Friday, December 28, 2012

Promised Land Redux - the controversy

We all knew that the subject of Matt Damon’s Promised Land, Hydraulic Fracturing or fracking, was controversial. But the film itself is generating controversy and is the subject of criticism in some circles. That criticism is not targeted at its artistic merit.

Perhaps not surprisingly, the domestic Oil and Gas Industry and its allies have drawn a bead on Damon and the film. They accuse it of presenting only one side of the issue; a negative view of fracking without pointing out the safety measures that the industry has put in place. Both the Heritage Foundation and Energy In Depth (EID), a creation in 2009 of the Independent Petroleum Association of America, have blasted the film. EID has even created ‘talking points’ to be used against the film and the Heritage Foundation in a blog post shares its own video promoting the value of fracking.

Hydraulic Fracturing or fracking is a method for extracting gas by injecting water mixed with other chemicals and liquids to fracture the rock and release the gas. It has been particularly controversial here in Colorado.

Much of the criticism about the bias of the film is rooted in the assumption that Hollywood and stars like Damon are always left-leaning. But the critics also point out that the film was in part financed by the royal family of the United Arab Emirates (UAE). The credits for the film (I am an inveterate credit reader), include a production credit for Image Media Abu Dhabi, which is owned by the UAE government. They suggest that because the UAE and other oil-rich middle-eastern countries don’t want to see the U.S. become less dependent on their energy supplies, they will do anything to thwart increased gas production here.

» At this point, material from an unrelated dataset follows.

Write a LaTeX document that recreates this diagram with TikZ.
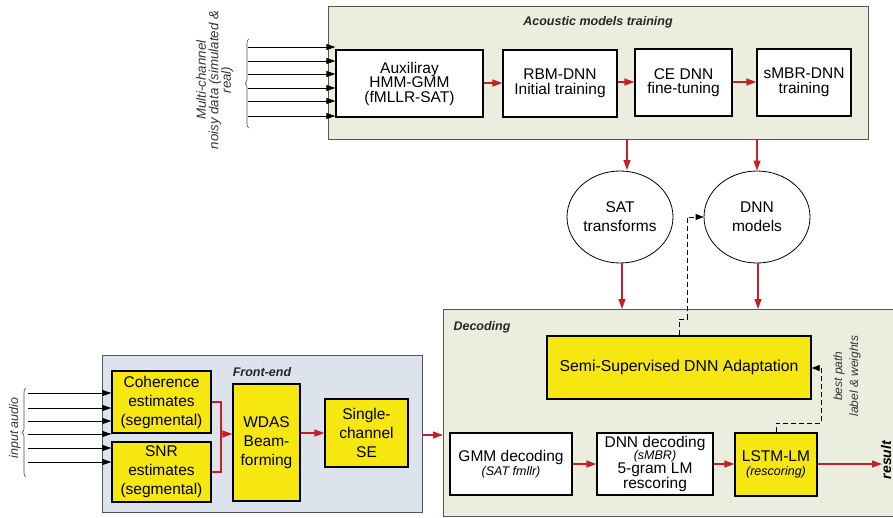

Damon refutes the criticism saying that he does not believe the film is biased (he also says the film is really about relationships, small towns, the people in them and how economic changes impact them) and that it asks more questions than it answers; questions that need to be asked.

Whatever the criticism, it does not take away from a good story with great direction, cinematography and performances. It is also interesting that the script didn’t originally intend to deal with fracking – Damon and Krasinski intended it to be about citizens scamming the government out of wind-power credits. However, they discovered that the situation was too rare and as Damon says, “too esoteric” to explore.

As I said in my review, you should see this film – whatever your idealogy.